Gesetz über die Staatshaftung
Gesetz über die Staatshaftung (SHG) Vom 5. Dezember 2006 (Stand 1. Januar 2017) Der Grosse Rat des Kantons Graubünden 1 ) , gestützt auf Art. 26 und 31 der Kantonsverfassung
2 ) , nach Einsicht in die Botschaft der Regierung vom 22. August 2006
3 ) , beschliesst:
1. Allgemeine Bestimmungen
Art. 1 Geltungsbereich
1 Diesem Gesetz unterstehen: a) * der Kanton, die Regionen und Gemeinden sowie die übrigen öffentlich-recht - lichen Körperschaften und deren selbstständige Anstalten (Gemeinwesen); b) die Organe dieser Gemeinwesen; c) die im Dienste dieser Gemeinwesen stehenden Personen bei der Ausübung dienstlicher Tätigkeiten.
2 Vorbehalten sind die haftpflichtrechtlichen Bestimmungen des Obligationenrechts für gewerbliche Tätigkeiten sowie die besonderen Haftungsbestimmungen anderer Gesetze.
3 Für strafprozessuale Entschädigungsforderungen gegenüber dem Kanton finden die Bestimmungen über die Staatshaftung nur Anwendung, wenn die Forderung im Strafverfahren nicht beurteilt worden ist. *
4 Soweit dieses Gesetz keine Vorschriften enthält, sind die Bestimmungen des Abschnitts des Obligationenrechts über die Entstehung durch unerlaubte Handlun - gen (Art. 41 ff.)
4 ) anwendbar. *
1) GRP 2006/2007, 665
2) BR 110.100
3) Seite 1347
4) SR 220
Art. 2 Begriffe
1 Als Organe (Art. 1 Abs. 1 lit. b) gelten die Behörden dieser Gemeinwesen sowie die Gerichte.
2 Als im Dienste dieser Gemeinwesen stehende Personen (Art. 1 Abs. 1 lit. c) gelten: a) alle mit diesen in einem Arbeitsverhältnis stehenden Personen; b) Personen, denen von diesen die Erfüllung von Aufgaben übertragen worden ist.
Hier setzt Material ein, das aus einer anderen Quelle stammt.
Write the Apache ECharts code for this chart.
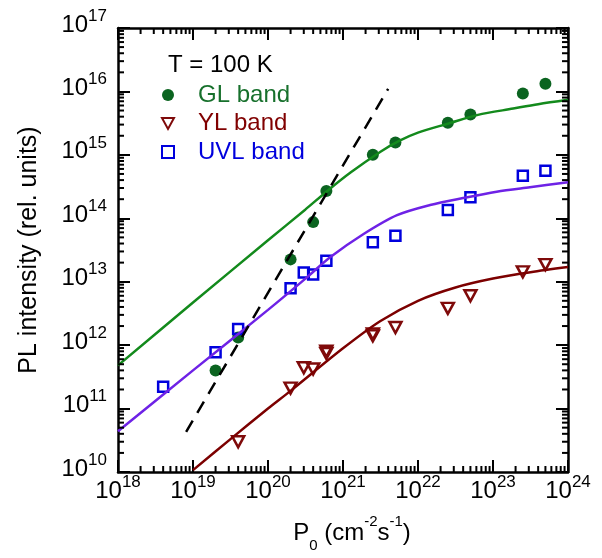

2. Haftung des Gemeinwesens
Art. 3 Widerrechtliche Schädigung
1 Die Gemeinwesen haften für Schaden, der Dritten durch ihre Organe und in ihrem Dienst stehende Personen bei der Ausübung dienstlicher Tätigkeiten widerrechtlich zugefügt wird.
Art. 4 Rechtmässige Schädigung
1 Die Gemeinwesen haften für rechtmässig zugefügten Schaden, wenn einzelnen oder wenigen Personen ein unverhältnismässig schwerer Schaden zugefügt wird und es nicht zumutbar ist, dass die oder der Geschädigte den Schaden selbst trägt.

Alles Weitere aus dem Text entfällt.